→ **Problem details**: Images embedded in the records are excluded; print everything else exactly as given.

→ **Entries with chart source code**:

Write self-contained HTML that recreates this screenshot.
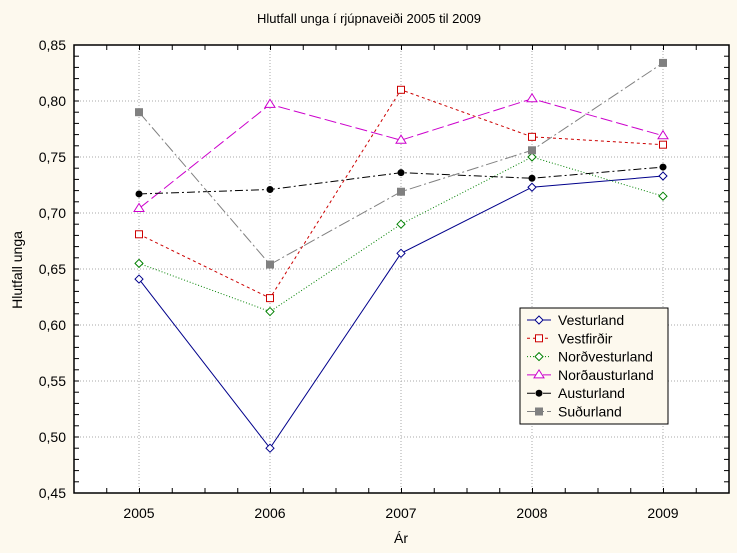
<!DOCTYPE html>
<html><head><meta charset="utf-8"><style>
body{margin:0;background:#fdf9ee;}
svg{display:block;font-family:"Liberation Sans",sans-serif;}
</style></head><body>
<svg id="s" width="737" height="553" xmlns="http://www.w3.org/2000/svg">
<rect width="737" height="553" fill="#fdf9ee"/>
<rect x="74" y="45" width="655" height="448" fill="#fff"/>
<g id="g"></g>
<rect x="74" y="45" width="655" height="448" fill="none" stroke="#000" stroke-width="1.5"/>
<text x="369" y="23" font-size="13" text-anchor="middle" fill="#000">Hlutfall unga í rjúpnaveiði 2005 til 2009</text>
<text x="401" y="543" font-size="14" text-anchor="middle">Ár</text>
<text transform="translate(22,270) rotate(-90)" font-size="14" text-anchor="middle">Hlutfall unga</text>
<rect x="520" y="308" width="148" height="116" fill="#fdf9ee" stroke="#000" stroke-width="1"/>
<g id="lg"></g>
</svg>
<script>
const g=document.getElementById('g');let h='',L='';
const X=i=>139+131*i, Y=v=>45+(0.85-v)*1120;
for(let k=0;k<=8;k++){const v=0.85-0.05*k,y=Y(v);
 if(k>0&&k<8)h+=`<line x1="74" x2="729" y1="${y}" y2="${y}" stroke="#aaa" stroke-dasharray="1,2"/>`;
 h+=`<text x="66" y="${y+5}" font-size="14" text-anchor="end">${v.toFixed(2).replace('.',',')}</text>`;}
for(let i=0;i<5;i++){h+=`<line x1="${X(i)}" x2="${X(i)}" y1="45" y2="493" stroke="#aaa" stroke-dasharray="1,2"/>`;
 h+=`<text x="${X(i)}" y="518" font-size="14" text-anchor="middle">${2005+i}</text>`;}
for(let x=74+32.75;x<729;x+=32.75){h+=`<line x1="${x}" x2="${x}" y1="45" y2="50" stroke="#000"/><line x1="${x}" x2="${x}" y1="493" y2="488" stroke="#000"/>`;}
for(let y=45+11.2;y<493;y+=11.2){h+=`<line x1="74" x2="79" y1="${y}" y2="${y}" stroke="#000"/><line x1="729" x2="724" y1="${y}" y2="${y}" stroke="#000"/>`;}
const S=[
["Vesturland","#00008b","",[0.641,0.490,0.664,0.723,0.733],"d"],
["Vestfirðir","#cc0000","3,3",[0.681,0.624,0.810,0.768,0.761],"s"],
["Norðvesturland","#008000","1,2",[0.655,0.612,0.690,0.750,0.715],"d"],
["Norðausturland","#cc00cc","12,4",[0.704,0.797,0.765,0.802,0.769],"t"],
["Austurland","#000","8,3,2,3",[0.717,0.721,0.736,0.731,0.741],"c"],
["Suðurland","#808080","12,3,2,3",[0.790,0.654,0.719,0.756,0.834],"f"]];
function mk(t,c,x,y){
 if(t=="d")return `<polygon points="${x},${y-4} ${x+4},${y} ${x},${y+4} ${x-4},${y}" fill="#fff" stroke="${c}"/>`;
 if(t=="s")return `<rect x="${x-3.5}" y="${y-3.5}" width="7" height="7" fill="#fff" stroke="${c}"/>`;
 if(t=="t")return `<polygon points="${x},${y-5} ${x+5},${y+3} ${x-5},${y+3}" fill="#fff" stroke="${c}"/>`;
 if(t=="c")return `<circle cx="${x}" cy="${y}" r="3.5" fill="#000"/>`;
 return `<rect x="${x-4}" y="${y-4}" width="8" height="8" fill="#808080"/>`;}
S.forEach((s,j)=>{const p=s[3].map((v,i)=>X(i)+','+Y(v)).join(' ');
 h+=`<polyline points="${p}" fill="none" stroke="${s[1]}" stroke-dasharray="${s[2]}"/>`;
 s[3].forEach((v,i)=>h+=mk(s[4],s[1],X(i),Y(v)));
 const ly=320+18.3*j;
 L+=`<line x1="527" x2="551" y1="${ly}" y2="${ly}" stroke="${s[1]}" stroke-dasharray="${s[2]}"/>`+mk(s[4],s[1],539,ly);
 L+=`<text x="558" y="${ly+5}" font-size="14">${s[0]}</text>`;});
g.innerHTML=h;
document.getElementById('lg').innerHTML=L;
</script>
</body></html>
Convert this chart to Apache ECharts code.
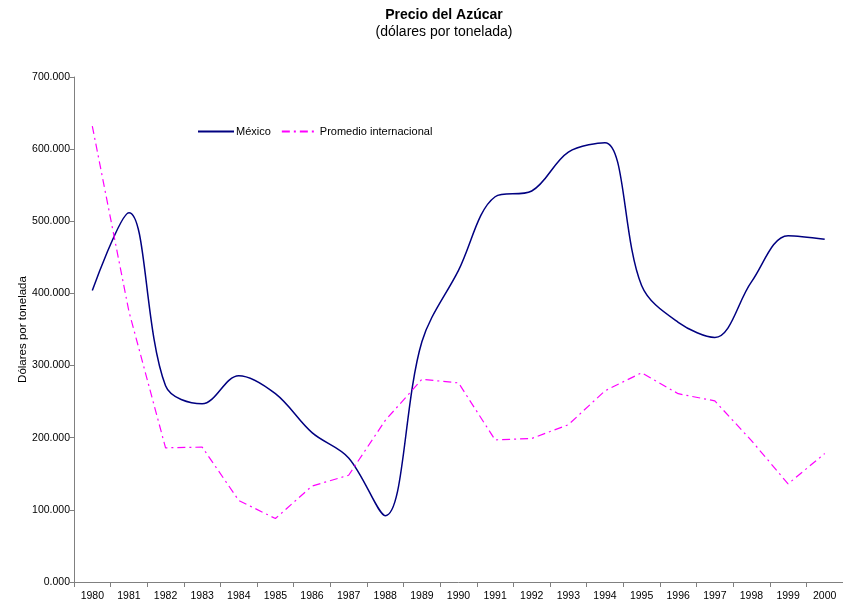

→ **Full solution**:
Write self-contained HTML that recreates this screenshot.
<!DOCTYPE html>
<html><head><meta charset="utf-8"><style>
body{margin:0;background:#fdf9ee;}
svg{display:block;font-family:"Liberation Sans",sans-serif;}
</style></head><body>
<svg id="s" width="737" height="553" xmlns="http://www.w3.org/2000/svg">
<rect width="737" height="553" fill="#fdf9ee"/>
<rect x="74" y="45" width="655" height="448" fill="#fff"/>
<g id="g"></g>
<rect x="74" y="45" width="655" height="448" fill="none" stroke="#000" stroke-width="1.5"/>
<text x="369" y="23" font-size="13" text-anchor="middle" fill="#000">Hlutfall unga í rjúpnaveiði 2005 til 2009</text>
<text x="401" y="543" font-size="14" text-anchor="middle">Ár</text>
<text transform="translate(22,270) rotate(-90)" font-size="14" text-anchor="middle">Hlutfall unga</text>
<rect x="520" y="308" width="148" height="116" fill="#fdf9ee" stroke="#000" stroke-width="1"/>
<g id="lg"></g>
</svg>
<script>
const g=document.getElementById('g');let h='',L='';
const X=i=>139+131*i, Y=v=>45+(0.85-v)*1120;
for(let k=0;k<=8;k++){const v=0.85-0.05*k,y=Y(v);
 if(k>0&&k<8)h+=`<line x1="74" x2="729" y1="${y}" y2="${y}" stroke="#aaa" stroke-dasharray="1,2"/>`;
 h+=`<text x="66" y="${y+5}" font-size="14" text-anchor="end">${v.toFixed(2).replace('.',',')}</text>`;}
for(let i=0;i<5;i++){h+=`<line x1="${X(i)}" x2="${X(i)}" y1="45" y2="493" stroke="#aaa" stroke-dasharray="1,2"/>`;
 h+=`<text x="${X(i)}" y="518" font-size="14" text-anchor="middle">${2005+i}</text>`;}
for(let x=74+32.75;x<729;x+=32.75){h+=`<line x1="${x}" x2="${x}" y1="45" y2="50" stroke="#000"/><line x1="${x}" x2="${x}" y1="493" y2="488" stroke="#000"/>`;}
for(let y=45+11.2;y<493;y+=11.2){h+=`<line x1="74" x2="79" y1="${y}" y2="${y}" stroke="#000"/><line x1="729" x2="724" y1="${y}" y2="${y}" stroke="#000"/>`;}
const S=[
["Vesturland","#00008b","",[0.641,0.490,0.664,0.723,0.733],"d"],
["Vestfirðir","#cc0000","3,3",[0.681,0.624,0.810,0.768,0.761],"s"],
["Norðvesturland","#008000","1,2",[0.655,0.612,0.690,0.750,0.715],"d"],
["Norðausturland","#cc00cc","12,4",[0.704,0.797,0.765,0.802,0.769],"t"],
["Austurland","#000","8,3,2,3",[0.717,0.721,0.736,0.731,0.741],"c"],
["Suðurland","#808080","12,3,2,3",[0.790,0.654,0.719,0.756,0.834],"f"]];
function mk(t,c,x,y){
 if(t=="d")return `<polygon points="${x},${y-4} ${x+4},${y} ${x},${y+4} ${x-4},${y}" fill="#fff" stroke="${c}"/>`;
 if(t=="s")return `<rect x="${x-3.5}" y="${y-3.5}" width="7" height="7" fill="#fff" stroke="${c}"/>`;
 if(t=="t")return `<polygon points="${x},${y-5} ${x+5},${y+3} ${x-5},${y+3}" fill="#fff" stroke="${c}"/>`;
 if(t=="c")return `<circle cx="${x}" cy="${y}" r="3.5" fill="#000"/>`;
 return `<rect x="${x-4}" y="${y-4}" width="8" height="8" fill="#808080"/>`;}
S.forEach((s,j)=>{const p=s[3].map((v,i)=>X(i)+','+Y(v)).join(' ');
 h+=`<polyline points="${p}" fill="none" stroke="${s[1]}" stroke-dasharray="${s[2]}"/>`;
 s[3].forEach((v,i)=>h+=mk(s[4],s[1],X(i),Y(v)));
 const ly=320+18.3*j;
 L+=`<line x1="527" x2="551" y1="${ly}" y2="${ly}" stroke="${s[1]}" stroke-dasharray="${s[2]}"/>`+mk(s[4],s[1],539,ly);
 L+=`<text x="558" y="${ly+5}" font-size="14">${s[0]}</text>`;});
g.innerHTML=h;
document.getElementById('lg').innerHTML=L;
</script>
</body></html>
Convert this chart to Apache ECharts code.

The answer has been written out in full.